Arts and Culture, Reviews

Le rayon vert (1986)

It’s the end of summer in a seaside town in the south of France. A man and woman sit side-by-side on a clifftop, looking out toward the vast expanse of water, watching the sun slowly sink into the horizon. The woman starts weeping inconsolably.

This is the final scene of Éric Rohmer’s 1986 film, Le rayon vert (English: The Green Ray), and the woman is Delphine, a capricious young Parisian woman reeling from a recent breakup. After her friend pulls out of their holiday plans, she is left to spend her summer by herself, restlessly flitting from one crowded and picturesque location to another, perpetually discontented, in a futile search of something — a place, a person, a connection, a feeling — to quell her loneliness.

Rohmer exquisitely captures the melancholia and ache of summertime sadness with acute poignancy and a relentlessly observational eye. There are no dramatics or explosive emotional outbursts (save for the final scene) — the film is diaristic, unhurriedly documenting Delphine’s quotidian ennui and her in-between moments of disenchantment and quiet desperation. Since the film is named after the rare optical phenomenon, the colour green is fittingly incorporated in every frame, which Delphine interprets as small symbols of hope in her journey of self-exploration, giving her world an almost spiritual quality.

I couldn’t help but get frustrated with Delphine’s aloofness and her obstinate refusal to put herself out there. She’s simultaneously deeply cynical and hopelessly romantic. She cries too much. She craves intimacy and companionship, yet stubbornly rejects advances. And as I watched this film at the end of summer, having freshly experienced a breakup as well as a string of unfulfilling flings, I saw myself in her. That’s the beauty of Le rayon vert: it expresses familiar sentiments that often go undiscussed in real life, whether it be out of shame that we are alone in feeling that dissonance with the world, fear that verbalizing it will drive us further into our isolation, or the belief that no one will understand.

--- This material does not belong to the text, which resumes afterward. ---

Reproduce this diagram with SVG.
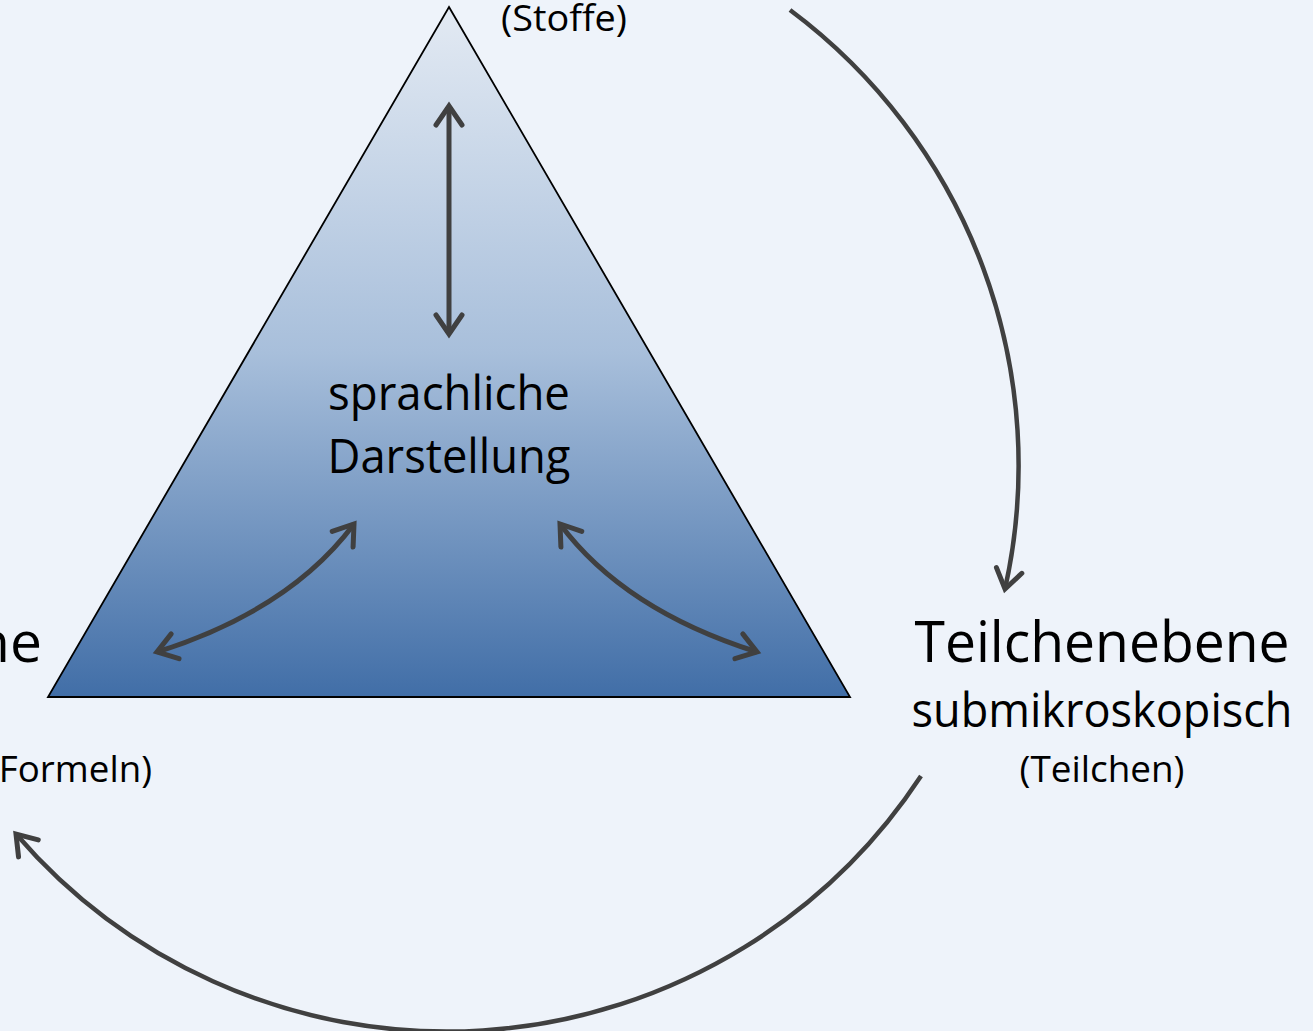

But someone might. And, as demonstrated by the final scene, someone always does. By the end, you realize that, like many of us, Delphine simply yearns for true, genuine connection, and won’t settle for the illusory kind that arises from trivial flirting and one-night stands. Legend has it that once you see a green ray, you can never go wrong in matters of the heart. Whether or not this applies to Delphine remains to be seen, but sometimes, that glimmer of hope is enough.